_TASK TO CARRY OUT_
Copy out all of the material, matching it word for word.

Start

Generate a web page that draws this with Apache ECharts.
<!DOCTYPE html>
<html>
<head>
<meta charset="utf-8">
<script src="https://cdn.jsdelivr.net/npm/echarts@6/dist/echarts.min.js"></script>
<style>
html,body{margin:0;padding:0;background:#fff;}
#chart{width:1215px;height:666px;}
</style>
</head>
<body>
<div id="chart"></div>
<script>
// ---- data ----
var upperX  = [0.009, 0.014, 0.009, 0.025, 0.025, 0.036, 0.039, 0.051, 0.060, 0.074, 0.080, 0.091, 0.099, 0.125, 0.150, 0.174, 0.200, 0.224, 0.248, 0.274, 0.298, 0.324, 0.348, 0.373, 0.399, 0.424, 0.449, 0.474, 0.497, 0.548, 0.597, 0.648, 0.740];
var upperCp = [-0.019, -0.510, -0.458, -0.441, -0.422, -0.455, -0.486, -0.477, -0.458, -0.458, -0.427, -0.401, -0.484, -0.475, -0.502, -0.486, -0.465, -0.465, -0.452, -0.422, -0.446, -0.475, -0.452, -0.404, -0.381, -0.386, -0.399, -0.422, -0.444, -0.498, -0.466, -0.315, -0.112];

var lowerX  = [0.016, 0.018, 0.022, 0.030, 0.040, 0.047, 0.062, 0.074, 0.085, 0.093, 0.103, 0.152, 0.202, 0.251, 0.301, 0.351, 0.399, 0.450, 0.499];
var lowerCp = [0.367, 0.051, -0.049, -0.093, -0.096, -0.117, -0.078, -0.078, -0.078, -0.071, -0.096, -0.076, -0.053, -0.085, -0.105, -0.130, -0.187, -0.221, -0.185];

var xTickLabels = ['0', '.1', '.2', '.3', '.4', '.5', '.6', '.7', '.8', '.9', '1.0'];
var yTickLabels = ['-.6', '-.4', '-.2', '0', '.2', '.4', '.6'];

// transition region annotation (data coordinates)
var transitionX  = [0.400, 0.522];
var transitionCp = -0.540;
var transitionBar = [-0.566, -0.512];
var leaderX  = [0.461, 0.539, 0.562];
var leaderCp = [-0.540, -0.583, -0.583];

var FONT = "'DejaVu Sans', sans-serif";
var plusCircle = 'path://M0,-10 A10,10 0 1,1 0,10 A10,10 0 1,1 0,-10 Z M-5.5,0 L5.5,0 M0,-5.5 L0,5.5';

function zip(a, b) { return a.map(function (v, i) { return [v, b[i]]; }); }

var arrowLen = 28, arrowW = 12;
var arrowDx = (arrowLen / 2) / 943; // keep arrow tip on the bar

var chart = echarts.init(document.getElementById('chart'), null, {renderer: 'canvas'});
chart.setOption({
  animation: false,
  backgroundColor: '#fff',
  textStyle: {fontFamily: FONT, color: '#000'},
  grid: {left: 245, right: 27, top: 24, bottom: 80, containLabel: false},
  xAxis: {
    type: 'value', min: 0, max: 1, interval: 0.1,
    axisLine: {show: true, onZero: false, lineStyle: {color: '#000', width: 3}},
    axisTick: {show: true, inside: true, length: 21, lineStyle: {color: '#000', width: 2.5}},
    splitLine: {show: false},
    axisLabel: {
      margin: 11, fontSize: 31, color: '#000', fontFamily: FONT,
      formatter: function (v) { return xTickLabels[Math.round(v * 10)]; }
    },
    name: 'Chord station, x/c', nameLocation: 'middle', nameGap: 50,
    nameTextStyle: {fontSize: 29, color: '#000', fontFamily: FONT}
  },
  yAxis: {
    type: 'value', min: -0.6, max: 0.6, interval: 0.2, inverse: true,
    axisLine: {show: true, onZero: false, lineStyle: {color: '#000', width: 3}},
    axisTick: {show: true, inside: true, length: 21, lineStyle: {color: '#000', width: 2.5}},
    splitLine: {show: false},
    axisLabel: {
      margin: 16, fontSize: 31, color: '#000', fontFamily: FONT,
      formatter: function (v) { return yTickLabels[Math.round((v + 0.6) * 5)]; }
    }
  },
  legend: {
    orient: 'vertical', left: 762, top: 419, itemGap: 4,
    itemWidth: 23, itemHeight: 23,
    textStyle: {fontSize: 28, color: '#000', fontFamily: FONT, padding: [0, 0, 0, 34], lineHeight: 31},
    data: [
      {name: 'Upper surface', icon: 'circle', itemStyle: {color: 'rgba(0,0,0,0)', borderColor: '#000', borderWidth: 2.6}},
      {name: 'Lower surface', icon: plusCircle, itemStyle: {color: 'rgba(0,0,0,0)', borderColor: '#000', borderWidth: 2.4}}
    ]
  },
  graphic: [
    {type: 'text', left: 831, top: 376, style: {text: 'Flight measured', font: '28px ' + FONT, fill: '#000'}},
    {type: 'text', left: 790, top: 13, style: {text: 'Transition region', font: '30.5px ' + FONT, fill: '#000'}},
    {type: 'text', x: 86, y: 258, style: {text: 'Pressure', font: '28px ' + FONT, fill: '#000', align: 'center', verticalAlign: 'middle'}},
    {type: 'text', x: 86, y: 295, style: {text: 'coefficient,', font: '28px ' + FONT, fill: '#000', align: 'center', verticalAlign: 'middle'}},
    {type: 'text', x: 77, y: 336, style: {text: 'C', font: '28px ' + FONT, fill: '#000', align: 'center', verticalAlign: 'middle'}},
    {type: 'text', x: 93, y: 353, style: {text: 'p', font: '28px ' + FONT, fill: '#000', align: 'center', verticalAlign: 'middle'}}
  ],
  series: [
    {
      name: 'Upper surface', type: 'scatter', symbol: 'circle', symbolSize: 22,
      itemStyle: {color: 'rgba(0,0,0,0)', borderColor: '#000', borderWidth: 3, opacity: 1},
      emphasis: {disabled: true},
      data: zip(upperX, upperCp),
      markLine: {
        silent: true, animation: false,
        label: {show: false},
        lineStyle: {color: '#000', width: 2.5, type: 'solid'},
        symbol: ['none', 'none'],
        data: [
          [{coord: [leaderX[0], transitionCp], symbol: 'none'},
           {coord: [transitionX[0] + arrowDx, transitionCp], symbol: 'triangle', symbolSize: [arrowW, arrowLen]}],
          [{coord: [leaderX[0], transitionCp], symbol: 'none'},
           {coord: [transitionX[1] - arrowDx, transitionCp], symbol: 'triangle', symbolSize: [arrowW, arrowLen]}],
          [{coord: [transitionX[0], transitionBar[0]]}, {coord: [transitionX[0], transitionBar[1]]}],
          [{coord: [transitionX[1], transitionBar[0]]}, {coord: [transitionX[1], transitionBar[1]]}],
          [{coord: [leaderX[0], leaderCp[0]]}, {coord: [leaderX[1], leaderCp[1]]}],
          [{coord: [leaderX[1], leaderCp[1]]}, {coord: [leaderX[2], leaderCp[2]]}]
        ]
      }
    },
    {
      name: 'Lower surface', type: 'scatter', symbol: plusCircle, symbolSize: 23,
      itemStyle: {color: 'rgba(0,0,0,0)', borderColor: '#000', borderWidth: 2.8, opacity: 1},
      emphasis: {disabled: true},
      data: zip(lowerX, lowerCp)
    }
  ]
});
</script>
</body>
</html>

End

_RESULT OF THIS TASK_
Generate a web page that draws this with Apache ECharts.
<!DOCTYPE html>
<html>
<head>
<meta charset="utf-8">
<script src="https://cdn.jsdelivr.net/npm/echarts@6/dist/echarts.min.js"></script>
<style>
html,body{margin:0;padding:0;background:#fff;}
#chart{width:1215px;height:666px;}
</style>
</head>
<body>
<div id="chart"></div>
<script>
// ---- data ----
var upperX  = [0.009, 0.014, 0.009, 0.025, 0.025, 0.036, 0.039, 0.051, 0.060, 0.074, 0.080, 0.091, 0.099, 0.125, 0.150, 0.174, 0.200, 0.224, 0.248, 0.274, 0.298, 0.324, 0.348, 0.373, 0.399, 0.424, 0.449, 0.474, 0.497, 0.548, 0.597, 0.648, 0.740];
var upperCp = [-0.019, -0.510, -0.458, -0.441, -0.422, -0.455, -0.486, -0.477, -0.458, -0.458, -0.427, -0.401, -0.484, -0.475, -0.502, -0.486, -0.465, -0.465, -0.452, -0.422, -0.446, -0.475, -0.452, -0.404, -0.381, -0.386, -0.399, -0.422, -0.444, -0.498, -0.466, -0.315, -0.112];

var lowerX  = [0.016, 0.018, 0.022, 0.030, 0.040, 0.047, 0.062, 0.074, 0.085, 0.093, 0.103, 0.152, 0.202, 0.251, 0.301, 0.351, 0.399, 0.450, 0.499];
var lowerCp = [0.367, 0.051, -0.049, -0.093, -0.096, -0.117, -0.078, -0.078, -0.078, -0.071, -0.096, -0.076, -0.053, -0.085, -0.105, -0.130, -0.187, -0.221, -0.185];

var xTickLabels = ['0', '.1', '.2', '.3', '.4', '.5', '.6', '.7', '.8', '.9', '1.0'];
var yTickLabels = ['-.6', '-.4', '-.2', '0', '.2', '.4', '.6'];

// transition region annotation (data coordinates)
var transitionX  = [0.400, 0.522];
var transitionCp = -0.540;
var transitionBar = [-0.566, -0.512];
var leaderX  = [0.461, 0.539, 0.562];
var leaderCp = [-0.540, -0.583, -0.583];

var FONT = "'DejaVu Sans', sans-serif";
var plusCircle = 'path://M0,-10 A10,10 0 1,1 0,10 A10,10 0 1,1 0,-10 Z M-5.5,0 L5.5,0 M0,-5.5 L0,5.5';

function zip(a, b) { return a.map(function (v, i) { return [v, b[i]]; }); }

var arrowLen = 28, arrowW = 12;
var arrowDx = (arrowLen / 2) / 943; // keep arrow tip on the bar

var chart = echarts.init(document.getElementById('chart'), null, {renderer: 'canvas'});
chart.setOption({
  animation: false,
  backgroundColor: '#fff',
  textStyle: {fontFamily: FONT, color: '#000'},
  grid: {left: 245, right: 27, top: 24, bottom: 80, containLabel: false},
  xAxis: {
    type: 'value', min: 0, max: 1, interval: 0.1,
    axisLine: {show: true, onZero: false, lineStyle: {color: '#000', width: 3}},
    axisTick: {show: true, inside: true, length: 21, lineStyle: {color: '#000', width: 2.5}},
    splitLine: {show: false},
    axisLabel: {
      margin: 11, fontSize: 31, color: '#000', fontFamily: FONT,
      formatter: function (v) { return xTickLabels[Math.round(v * 10)]; }
    },
    name: 'Chord station, x/c', nameLocation: 'middle', nameGap: 50,
    nameTextStyle: {fontSize: 29, color: '#000', fontFamily: FONT}
  },
  yAxis: {
    type: 'value', min: -0.6, max: 0.6, interval: 0.2, inverse: true,
    axisLine: {show: true, onZero: false, lineStyle: {color: '#000', width: 3}},
    axisTick: {show: true, inside: true, length: 21, lineStyle: {color: '#000', width: 2.5}},
    splitLine: {show: false},
    axisLabel: {
      margin: 16, fontSize: 31, color: '#000', fontFamily: FONT,
      formatter: function (v) { return yTickLabels[Math.round((v + 0.6) * 5)]; }
    }
  },
  legend: {
    orient: 'vertical', left: 762, top: 419, itemGap: 4,
    itemWidth: 23, itemHeight: 23,
    textStyle: {fontSize: 28, color: '#000', fontFamily: FONT, padding: [0, 0, 0, 34], lineHeight: 31},
    data: [
      {name: 'Upper surface', icon: 'circle', itemStyle: {color: 'rgba(0,0,0,0)', borderColor: '#000', borderWidth: 2.6}},
      {name: 'Lower surface', icon: plusCircle, itemStyle: {color: 'rgba(0,0,0,0)', borderColor: '#000', borderWidth: 2.4}}
    ]
  },
  graphic: [
    {type: 'text', left: 831, top: 376, style: {text: 'Flight measured', font: '28px ' + FONT, fill: '#000'}},
    {type: 'text', left: 790, top: 13, style: {text: 'Transition region', font: '30.5px ' + FONT, fill: '#000'}},
    {type: 'text', x: 86, y: 258, style: {text: 'Pressure', font: '28px ' + FONT, fill: '#000', align: 'center', verticalAlign: 'middle'}},
    {type: 'text', x: 86, y: 295, style: {text: 'coefficient,', font: '28px ' + FONT, fill: '#000', align: 'center', verticalAlign: 'middle'}},
    {type: 'text', x: 77, y: 336, style: {text: 'C', font: '28px ' + FONT, fill: '#000', align: 'center', verticalAlign: 'middle'}},
    {type: 'text', x: 93, y: 353, style: {text: 'p', font: '28px ' + FONT, fill: '#000', align: 'center', verticalAlign: 'middle'}}
  ],
  series: [
    {
      name: 'Upper surface', type: 'scatter', symbol: 'circle', symbolSize: 22,
      itemStyle: {color: 'rgba(0,0,0,0)', borderColor: '#000', borderWidth: 3, opacity: 1},
      emphasis: {disabled: true},
      data: zip(upperX, upperCp),
      markLine: {
        silent: true, animation: false,
        label: {show: false},
        lineStyle: {color: '#000', width: 2.5, type: 'solid'},
        symbol: ['none', 'none'],
        data: [
          [{coord: [leaderX[0], transitionCp], symbol: 'none'},
           {coord: [transitionX[0] + arrowDx, transitionCp], symbol: 'triangle', symbolSize: [arrowW, arrowLen]}],
          [{coord: [leaderX[0], transitionCp], symbol: 'none'},
           {coord: [transitionX[1] - arrowDx, transitionCp], symbol: 'triangle', symbolSize: [arrowW, arrowLen]}],
          [{coord: [transitionX[0], transitionBar[0]]}, {coord: [transitionX[0], transitionBar[1]]}],
          [{coord: [transitionX[1], transitionBar[0]]}, {coord: [transitionX[1], transitionBar[1]]}],
          [{coord: [leaderX[0], leaderCp[0]]}, {coord: [leaderX[1], leaderCp[1]]}],
          [{coord: [leaderX[1], leaderCp[1]]}, {coord: [leaderX[2], leaderCp[2]]}]
        ]
      }
    },
    {
      name: 'Lower surface', type: 'scatter', symbol: plusCircle, symbolSize: 23,
      itemStyle: {color: 'rgba(0,0,0,0)', borderColor: '#000', borderWidth: 2.8, opacity: 1},
      emphasis: {disabled: true},
      data: zip(lowerX, lowerCp)
    }
  ]
});
</script>
</body>
</html>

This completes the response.